Overall, the film works superbly well, particularly as an acid-tinged indictment of Mr. Blair as a man who put personal ambition first, and of “New Labour” as a hollow parody of the party’s traditional fealty to the working class. Particularly powerful is the final half hour, in which we see the differing reactions of Messrs. Blair and Brown to the unexpected death of the party’s leader, John Smith, in 1994. While Mr. Brown does the decent thing, mourning and waiting for a respectful interval to elapse before putting himself forward, Mr. Blair busily pushes all the right press buttons to undermine his friend’s position.

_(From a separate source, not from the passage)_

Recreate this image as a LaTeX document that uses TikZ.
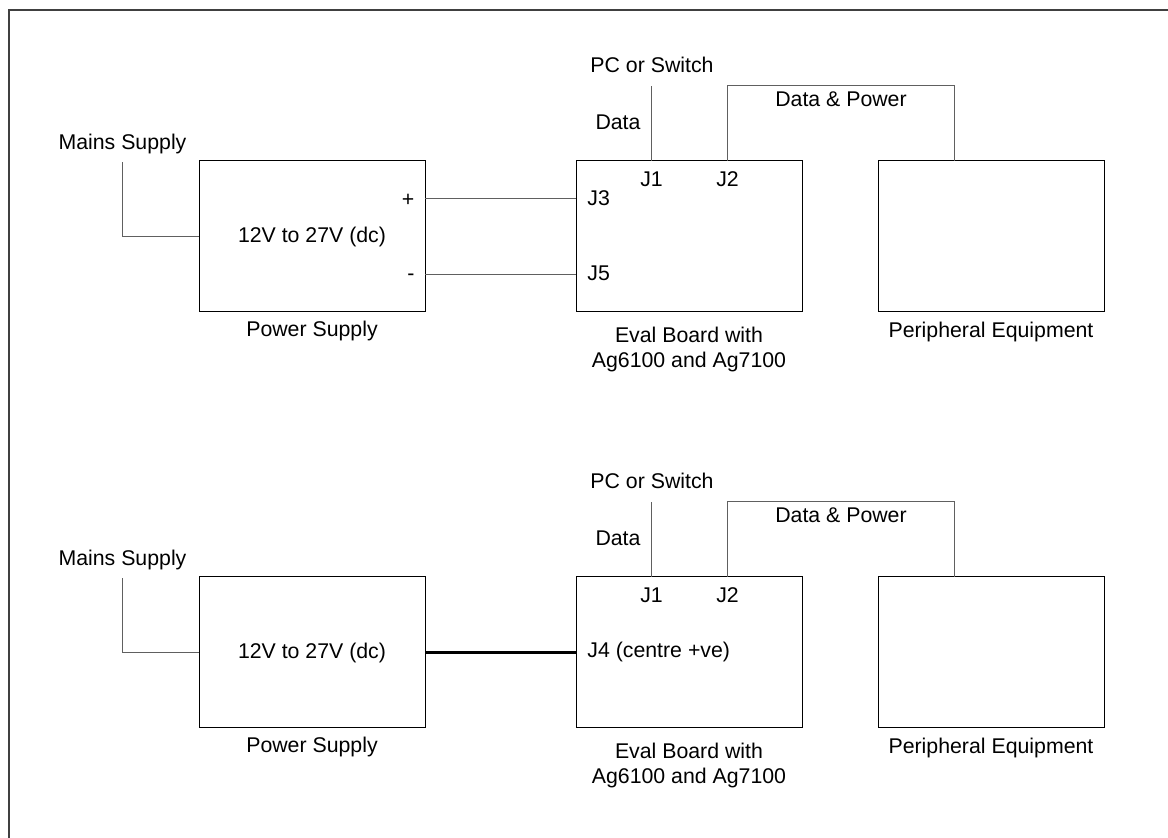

As a damning depiction of a successful politician, this is remarkably effective — especially since no matter how hard Messrs. Morgan and Frears work to make us dislike Mr. Blair, his rise to power never seems anything less than inevitable. In that sense, “The Deal” is both intelligent and honest. It is also clear that though the screenwriter prefers Mr. Brown, it is Mr. Blair who fascinates him. He is one of those born politicians who, in Shakespeare’s words, are “lords and owners of their faces” (“I always wanted to be an actor,” Mr. Blair admits at one point), and who, while “moving others, are themselves as stone.” Unlike Mr. Brown, who is forever buried in paperwork, Mr. Blair flits from surface to surface, a creature of mirrors and cameras and screens, a man who, in the memorable words of Mr. Blair’s famed spinmeister, Peter Mandelson (Paul Rhys), has mastered “the ugly art of keeping friends.”

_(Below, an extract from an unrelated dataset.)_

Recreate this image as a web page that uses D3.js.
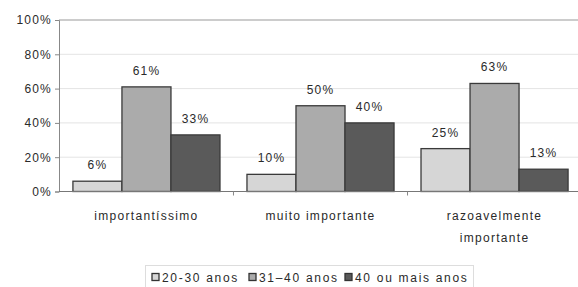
<!DOCTYPE html>
<html><head><meta charset="utf-8">
<script src="https://cdn.jsdelivr.net/npm/d3@7/dist/d3.min.js"></script>
<style>
body{margin:0;background:#fff;}
text{font-family:"Liberation Sans",Arial,sans-serif;fill:#2a2a2a;}
</style></head>
<body><svg id="c" width="578" height="287"></svg>
<script>
const categories = [["importantíssimo"], ["muito importante"], ["razoavelmente", "importante"]];
const seriesNames = ["20-30 anos", "31–40 anos", "40 ou mais anos"];
const values20_30 = [6, 10, 25];
const values31_40 = [61, 50, 63];
const values40plus = [33, 40, 13];
const yTicks = [0, 20, 40, 60, 80, 100];
const colors = ["#d6d6d6", "#ababab", "#5a5a5a"];

const series = [values20_30, values31_40, values40plus];
const svg = d3.select("#c");
const m = {l: 59, t: 20, r: 582, b: 191.5};
const x0 = d3.scaleBand().domain(d3.range(categories.length)).range([m.l, m.r]).paddingInner(0.155).paddingOuter(0.08);
const x1 = d3.scaleBand().domain(d3.range(series.length)).range([0, x0.bandwidth()]);
const y = d3.scaleLinear().domain([0, 100]).range([m.b, m.t]);
const LS = "1.2px";

// gridlines
svg.append("g").selectAll("line").data(yTicks.filter(d => d > 0)).join("line")
  .attr("x1", m.l).attr("x2", m.r).attr("y1", d => y(d)).attr("y2", d => y(d))
  .attr("stroke", d => d === 100 ? "#9a9a9a" : "#e4e4e4").attr("stroke-width", d => d === 100 ? 1.2 : 1);

// y axis
const ya = svg.append("g").attr("transform", `translate(${m.l},0)`)
  .call(d3.axisLeft(y).tickValues(yTicks).tickFormat(d => d + "%").tickSize(4).tickPadding(3));
ya.select(".domain").attr("stroke", "#888");
ya.selectAll(".tick line").attr("stroke", "#888");
ya.selectAll("text").attr("font-size", "12px").attr("letter-spacing", LS).attr("fill", "#2a2a2a").attr("font-family", '"Liberation Sans",Arial,sans-serif');

// bars
const g = svg.append("g");
series.forEach((vals, si) => {
  g.selectAll(".b" + si).data(vals).join("rect")
    .attr("x", (d, i) => x0(i) + x1(si)).attr("y", d => y(d))
    .attr("width", x1.bandwidth()).attr("height", d => y(0) - y(d))
    .attr("fill", colors[si]).attr("stroke", "#3a3a3a").attr("stroke-width", 1.3);
  g.selectAll(".l" + si).data(vals).join("text")
    .attr("x", (d, i) => x0(i) + x1(si) + x1.bandwidth() / 2).attr("y", d => y(d) - 12)
    .attr("text-anchor", "middle").attr("font-size", "12px").attr("letter-spacing", LS)
    .text(d => d + "%");
});

// x axis
svg.append("line").attr("x1", m.l).attr("x2", m.r).attr("y1", y(0)).attr("y2", y(0)).attr("stroke", "#777").attr("stroke-width", 1.2);
const step = x0.step();
[1, 2].forEach(i => {
  const xx = x0(i) - x0.paddingInner() * step / 2;
  svg.append("line").attr("x1", xx).attr("x2", xx).attr("y1", y(0)).attr("y2", y(0) + 4).attr("stroke", "#888");
});
categories.forEach((lines, i) => {
  const t = svg.append("text").attr("x", x0(i) + x0.bandwidth() / 2).attr("y", 220)
    .attr("text-anchor", "middle").attr("font-size", "12px").attr("letter-spacing", "1.3px");
  lines.forEach((ln, k) => t.append("tspan").attr("x", x0(i) + x0.bandwidth() / 2).attr("dy", k ? 22 : 0).text(ln));
});

// legend
const lg = svg.append("g");
lg.append("rect").attr("x", 145.5).attr("y", 265.5).attr("width", 328).attr("height", 30).attr("fill", "none").attr("stroke", "#ddd");
const legX = [152, 249, 345];
seriesNames.forEach((n, i) => {
  lg.append("rect").attr("x", legX[i]).attr("y", 273.5).attr("width", 7).attr("height", 7)
    .attr("fill", colors[i]).attr("stroke", "#333").attr("stroke-width", 1.3);
  lg.append("text").attr("x", legX[i] + 10).attr("y", 282).attr("font-size", "12px").attr("letter-spacing", "1.7px").text(n);
});
</script></body></html>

The film hints that despite being a fake Scot and a fake Englishman, Mr. Blair might just be a real American. In one amusing scene, he telephones Messrs. Brown and Mandelson from his house to call for an urgent strategy meeting, then leans back on his sofa and softly strums an electric guitar as if he were in a college dorm room. Earlier, when Mr. Brown admits that he finds it difficult to talk about his personal life, Mr. Blair introduces him to the American use of the verb “share,” as in sharing one’s feelings. But does he have any? Not here he doesn’t. Nor does he have any core convictions or personality except for his belief that Labour must change. “Gordon … is just Gordon,” he says in a subtle indictment of his friend’s limitations. But Tony is … whoever you want or need him to be.

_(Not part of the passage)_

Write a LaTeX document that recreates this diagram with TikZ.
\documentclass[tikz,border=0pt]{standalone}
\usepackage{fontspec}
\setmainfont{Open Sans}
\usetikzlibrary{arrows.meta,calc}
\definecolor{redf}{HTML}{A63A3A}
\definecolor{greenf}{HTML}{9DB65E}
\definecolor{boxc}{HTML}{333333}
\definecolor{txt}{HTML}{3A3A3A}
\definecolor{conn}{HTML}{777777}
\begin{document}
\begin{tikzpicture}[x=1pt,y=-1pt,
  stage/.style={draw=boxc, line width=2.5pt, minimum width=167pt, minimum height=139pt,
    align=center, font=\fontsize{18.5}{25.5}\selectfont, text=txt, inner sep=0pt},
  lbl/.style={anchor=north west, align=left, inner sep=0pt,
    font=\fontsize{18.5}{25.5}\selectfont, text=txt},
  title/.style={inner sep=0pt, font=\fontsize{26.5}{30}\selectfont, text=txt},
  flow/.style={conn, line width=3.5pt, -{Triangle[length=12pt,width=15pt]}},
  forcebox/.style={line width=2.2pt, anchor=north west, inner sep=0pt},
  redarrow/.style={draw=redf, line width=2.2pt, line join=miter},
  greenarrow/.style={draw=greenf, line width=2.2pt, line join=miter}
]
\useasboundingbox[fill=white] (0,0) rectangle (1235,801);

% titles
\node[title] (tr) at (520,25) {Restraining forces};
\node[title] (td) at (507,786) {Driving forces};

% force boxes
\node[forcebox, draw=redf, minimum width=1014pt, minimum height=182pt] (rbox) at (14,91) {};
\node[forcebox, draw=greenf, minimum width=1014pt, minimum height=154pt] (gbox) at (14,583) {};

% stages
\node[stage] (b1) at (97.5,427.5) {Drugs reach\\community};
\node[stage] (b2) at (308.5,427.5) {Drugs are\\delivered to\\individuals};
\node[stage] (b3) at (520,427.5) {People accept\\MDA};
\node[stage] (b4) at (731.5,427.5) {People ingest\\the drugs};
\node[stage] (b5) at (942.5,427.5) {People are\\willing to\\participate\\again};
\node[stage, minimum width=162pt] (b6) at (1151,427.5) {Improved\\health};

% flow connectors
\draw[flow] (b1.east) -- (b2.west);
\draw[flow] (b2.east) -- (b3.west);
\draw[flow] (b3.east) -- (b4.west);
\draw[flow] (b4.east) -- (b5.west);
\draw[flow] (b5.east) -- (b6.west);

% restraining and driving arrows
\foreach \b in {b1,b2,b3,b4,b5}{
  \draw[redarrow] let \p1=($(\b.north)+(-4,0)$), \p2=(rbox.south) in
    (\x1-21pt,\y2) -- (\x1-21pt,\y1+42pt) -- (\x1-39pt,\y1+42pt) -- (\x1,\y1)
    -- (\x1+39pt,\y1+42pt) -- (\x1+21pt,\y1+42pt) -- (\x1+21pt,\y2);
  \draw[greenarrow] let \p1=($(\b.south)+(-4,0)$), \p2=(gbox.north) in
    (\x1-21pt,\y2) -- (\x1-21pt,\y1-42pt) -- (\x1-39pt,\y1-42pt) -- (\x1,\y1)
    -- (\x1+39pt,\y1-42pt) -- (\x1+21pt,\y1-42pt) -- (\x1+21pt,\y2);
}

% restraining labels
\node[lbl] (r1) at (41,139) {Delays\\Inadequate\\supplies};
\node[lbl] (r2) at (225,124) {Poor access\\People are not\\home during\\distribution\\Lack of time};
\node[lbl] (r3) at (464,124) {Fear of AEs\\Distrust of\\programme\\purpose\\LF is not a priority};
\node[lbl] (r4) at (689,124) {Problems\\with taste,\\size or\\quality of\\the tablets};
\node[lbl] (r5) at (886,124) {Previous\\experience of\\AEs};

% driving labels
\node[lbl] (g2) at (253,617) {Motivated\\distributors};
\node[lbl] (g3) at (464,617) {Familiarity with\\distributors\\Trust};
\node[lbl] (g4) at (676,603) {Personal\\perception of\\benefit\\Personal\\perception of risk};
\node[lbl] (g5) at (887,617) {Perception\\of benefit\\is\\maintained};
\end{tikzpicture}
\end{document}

Now that Mr. Brown has been in office four months, we have a fresh perspective on “The Deal.” His first appearance at Prime Minister’s Question Time was a minor disaster: Visibly stammering and perspiring, he seemed unable to answer the questions routinely hit out of the park by Mr. Blair, to the point where his peers had to step in and help him.
Soon, however, he began to impress the populace by radiating a hypnotic aura of competence, sending the Conservatives into a panic. It was said he would soon call for a general election, ratifying himself as his own man and finally stepping out of his predecessor’s shadow. But then the opposition leader, David Cameron, made a single riveting speech, and Mr. Brown, in a poorly disguised panic, hurriedly called off his election plans.
Much of this is prefigured in the superb climactic scene of “The Deal,” in which the pact between the two men is struck over dinner. Mr. Blair admits that in many ways he is Mr. Brown’s intellectual and political inferior. Yet, if only through “a quirk of fate,” he also happens to be more likely to win a general election. Pressing his point, he adds that Mr. Brown already had a chance to run for party leadership against Mr. Smith, but (not for the first time) failed to seize the moment. With his decision not to call a general election against Mr. Cameron, history already seems to be repeating itself, and “The Deal” appears all the more prescient as a result.